The recent announcement that 50 U.S. troops are on the ground in Syria, even as an American soldier was killed in Iraq, elicited a new round of calls from committee Democrats for an authorization vote. Ranking member Ben Cardin (D-Md.) bashed the “continued reliance on the 2001 authorization for the use of military force, which was passed in the wake of the 9-11 attacks to specifically counter Al Qaeda.”
But for Corker, the calculation is more complicated. While he believes the current AUMF for the wars against Iraq and Afghanistan last decade cover the ongoing conflict and ISIL, he’s not opposed to having a debate about the matter. But he and others on the panel are still not sure the committee can pass a resolution.
Starting a discussion of war, and then becoming bogged down and failing to pass something would perhaps be the worst outcome for the amiable chairman who continues to win plaudits from Democrats.
“I get that he has an institutional concern about the committee getting into something and being hopelessly divided,” said Sen. Tim Kaine (D-Va.), a major proponent of starting up a debate. “My feeling is this thing keeps growing and expanding: Numbers of countries, numbers of troops, combat deaths, dollars spent, refugee crisis, Russia getting into the theater … what the debate will do is it will force the administration in a formal way to put a plan on the table.”

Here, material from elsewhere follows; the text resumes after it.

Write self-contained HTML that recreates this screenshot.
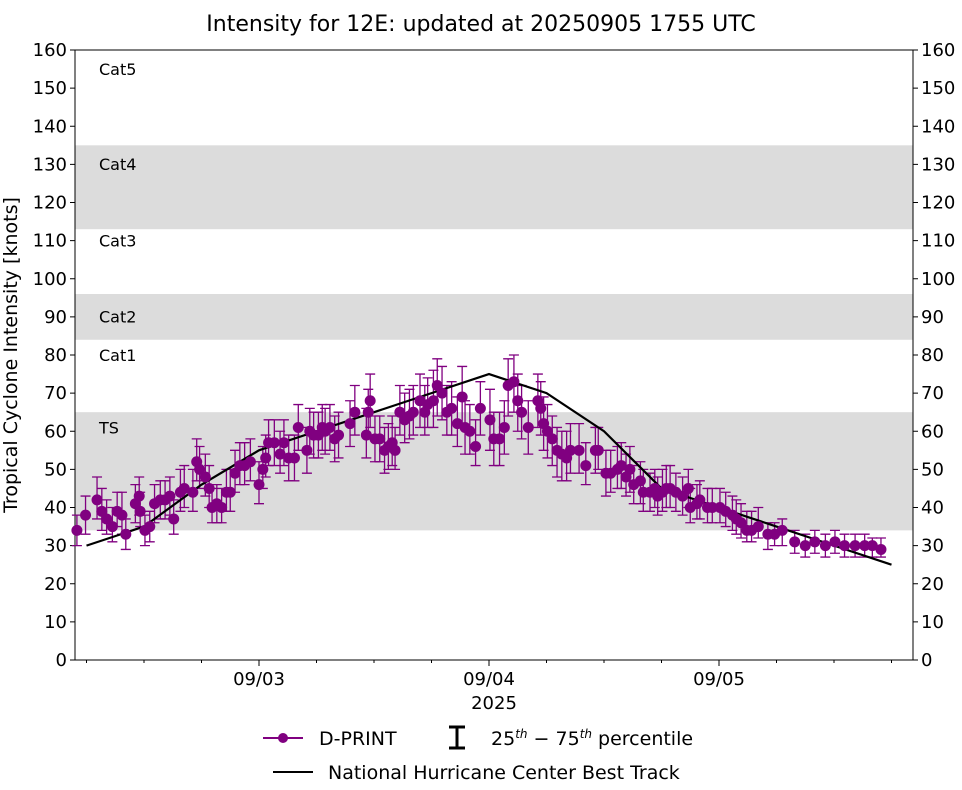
<!DOCTYPE html>
<html><head><meta charset="utf-8">
<style>
body{margin:0;background:#fff;font-family:"Liberation Sans","DejaVu Sans",sans-serif;}
svg text{font-family:"DejaVu Sans","Liberation Sans",sans-serif;}
</style></head>
<body>
<svg id="chart" width="962" height="785" xmlns="http://www.w3.org/2000/svg">
<text x="481" y="31" font-size="22" text-anchor="middle">Intensity for 12E: updated at 20250905 1755 UTC</text>
<g id="bands"></g><g id="axes"></g><g id="series"></g>
<text transform="translate(17,355) rotate(-90)" font-size="19" text-anchor="middle">Tropical Cyclone Intensity [knots]</text>
<text x="494" y="709" font-size="18" text-anchor="middle">2025</text>
<g>
<line x1="263" y1="738" x2="303" y2="738" stroke="#800080" stroke-width="2"/>
<circle cx="283" cy="738" r="5" fill="#800080"/>
<text x="319" y="745" font-size="19">D-PRINT</text>
<path d="M449 727 H465 M457 727 V748 M449 748 H465" stroke="#000" stroke-width="3" fill="none"/>
<text x="491" y="745" font-size="19">25<tspan font-size="12" dy="-7" font-style="italic">th</tspan><tspan dy="7"> − 75</tspan><tspan font-size="12" dy="-7" font-style="italic">th</tspan><tspan dy="7"> percentile</tspan></text>
<line x1="273" y1="772" x2="313" y2="772" stroke="#000" stroke-width="2"/>
<text x="328" y="779" font-size="19">National Hurricane Center Best Track</text>
</g>
</svg>
<script>
const yTicks=[0,10,20,30,40,50,60,70,80,90,100,110,120,130,140,150,160];
const dayTicks=[24,48,72];
const dayLabels=["09/03","09/04","09/05"];
const bands=[[34,65,"TS"],[84,96,"Cat2"],[113,135,"Cat4"]];
const catLabels=[["Cat5",154],["Cat4",129],["Cat3",109],["Cat2",89],["Cat1",79],["TS",60]];
const btHours=[6,12,18,24,30,36,42,48,54,60,66,72,78,84,90];
const btVals=[30,35,46,55,60,65,70,75,70,60,45,40,35,30,25];
const dpHours=[5.0,5.9,7.1,7.6,8.1,8.7,9.2,9.7,10.1,11.1,11.5,11.6,12.1,12.6,13.1,13.7,14.2,14.7,15.1,15.8,16.2,17.1,17.5,17.8,18.4,18.8,19.1,19.6,20.1,20.6,21.0,21.5,22.0,22.5,23.1,24.0,24.4,24.7,25.0,25.6,26.2,26.6,27.1,27.7,28.1,29.0,29.3,29.7,30.2,30.6,30.9,31.4,31.9,32.3,33.5,34.0,35.2,35.4,35.6,36.1,36.6,37.1,37.5,37.9,38.2,38.7,39.2,39.7,40.1,40.8,41.3,41.6,42.2,42.6,43.1,43.6,44.1,44.7,45.2,45.5,46.0,46.6,47.1,48.1,48.5,49.1,49.6,50.0,50.6,51.0,51.4,52.1,53.1,53.4,53.7,54.1,54.6,55.1,55.6,56.1,56.5,57.4,58.1,59.1,59.4,60.2,60.7,61.4,61.8,62.3,62.7,63.1,63.8,64.1,64.8,65.3,65.6,66.1,66.5,66.9,67.5,68.2,68.8,69.0,69.7,70.0,70.8,71.3,72.1,72.7,73.4,73.8,74.3,74.9,75.4,76.1,77.1,77.8,78.6,79.9,81.0,82.0,83.1,84.1,85.1,86.2,87.2,88.0,88.9];
const dpVals=[34,38,42,39,37,35,39,38,33,41,43,39,34,35,41,42,42,43,37,44,45,44,52,50,48,45,40,41,40,44,44,49,51,51,52,46,50,53,57,57,54,57,53,53,61,55,60,59,59,61,60,61,58,59,62,65,59,65,68,58,58,55,56,57,55,65,63,64,65,68,65,67,68,72,70,65,66,62,69,61,60,56,66,63,58,58,61,72,73,68,65,61,68,66,62,60,58,55,54,53,55,55,51,55,55,49,49,50,51,48,50,46,47,44,44,45,43,44,45,45,44,43,45,40,41,42,40,40,40,39,38,37,36,34,34,35,33,33,34,31,30,31,30,31,30,30,30,30,29];
const dpLo=[30,33,37,34,33,31,35,33,29,36,38,35,30,31,36,37,37,38,33,39,40,39,47,45,43,40,36,36,36,39,39,44,46,46,47,41,45,48,51,51,49,51,47,47,55,49,54,53,53,55,54,55,52,53,56,59,53,59,61,52,52,49,50,51,50,59,57,58,59,61,59,61,61,64,63,59,59,56,62,54,54,51,59,55,51,51,54,64,65,60,58,54,61,59,55,53,51,48,47,47,49,49,46,49,50,43,44,45,45,43,44,41,41,39,39,40,38,39,40,40,39,38,40,36,37,37,36,36,36,35,34,33,32,31,31,32,29,30,30,28,27,28,27,28,27,27,27,27,27];
const dpHi=[38,43,48,45,42,40,44,44,37,46,48,44,38,39,46,47,47,48,42,50,51,50,58,56,54,51,45,46,45,50,50,55,57,57,58,52,56,59,63,63,60,63,59,59,67,61,66,65,65,67,66,67,64,65,68,72,66,71,75,64,64,61,62,64,61,72,70,71,72,75,72,74,76,79,77,72,73,69,77,68,67,63,73,71,65,65,68,79,80,75,72,68,75,73,69,67,64,61,60,60,62,62,57,61,61,55,55,56,57,54,56,51,52,50,49,50,48,50,51,51,49,48,50,45,46,47,45,45,45,44,43,42,41,39,39,40,36,36,37,34,33,34,33,34,33,33,33,32,32];

const NS="http://www.w3.org/2000/svg";
const L=75,R=913,T=50,B=660;
const xs=h=>259+(h-24)*230/24;
const ys=v=>B-v*(B-T)/160;
function mk(tag,attrs,parent){const e=document.createElementNS(NS,tag);for(const k in attrs)e.setAttribute(k,attrs[k]);parent.appendChild(e);return e;}
const gB=document.getElementById('bands'),gA=document.getElementById('axes'),gS=document.getElementById('series');
bands.forEach(b=>{
  const r=mk('rect',{x:L,y:ys(b[1]),width:R-L,height:ys(b[0])-ys(b[1]),fill:'#dcdcdc'},gB);
  
  
});
catLabels.forEach(c=>{
  const t=mk('text',{x:99,y:ys(c[1])+2,'font-size':16},gB);t.textContent=c[0];
  
  
});
const frame=mk('rect',{x:L,y:T,width:R-L,height:B-T,fill:'none',stroke:'#000','stroke-width':1},gA);


yTicks.forEach(v=>{
  const y=ys(v);
  mk('line',{x1:L-5,y1:y,x2:L,y2:y,stroke:'#000'},gA);
  mk('line',{x1:R,y1:y,x2:R+5,y2:y,stroke:'#000'},gA);
  const t1=mk('text',{x:L-8,y:y+6,'font-size':18,'text-anchor':'end'},gA);t1.textContent=v;
  
  
  const t2=mk('text',{x:R+8,y:y+6,'font-size':18},gA);t2.textContent=v;
  
  
});
for(let h=6;h<=90;h+=6){const x=xs(h);if(x>L&&x<R)mk('line',{x1:x,y1:B,x2:x,y2:B+3,stroke:'#000'},gA);}
dayTicks.forEach((h,i)=>{
  const x=xs(h);mk('line',{x1:x,y1:B,x2:x,y2:B+6,stroke:'#000'},gA);
  const t=mk('text',{x:x,y:B+25,'font-size':18,'text-anchor':'middle'},gA);t.textContent=dayLabels[i];
  
  
});
dpHours.forEach((h,i)=>{
  const x=xs(h),y1=ys(dpLo[i]),y2=ys(dpHi[i]);
  const e=mk('path',{d:`M${x-5} ${y1}H${x+5}M${x} ${y1}V${y2}M${x-5} ${y2}H${x+5}`,stroke:'#800080','stroke-width':1.3,fill:'none'},gS);
  
  
});
const bt=mk('polyline',{points:btHours.map((h,i)=>xs(h)+','+ys(btVals[i])).join(' '),fill:'none',stroke:'#000','stroke-width':2.2},gS);


dpHours.forEach((h,i)=>{
  const c=mk('circle',{cx:xs(h),cy:ys(dpVals[i]),r:5.5,fill:'#800080'},gS);
  
  
});
</script>
</body></html>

Corker said one caveat is the regime of Syrian President Bashar al-Assad: If the administration begins targeting him as well as ISIL, "that is a very different conversation" for the committee to have.
Corker hosted Secretary of State John Kerry last week; his counterpart in the House Ed Royce of California will have a pair of top-ranking State officials in on Wednesday to discuss Russia's role in Syria.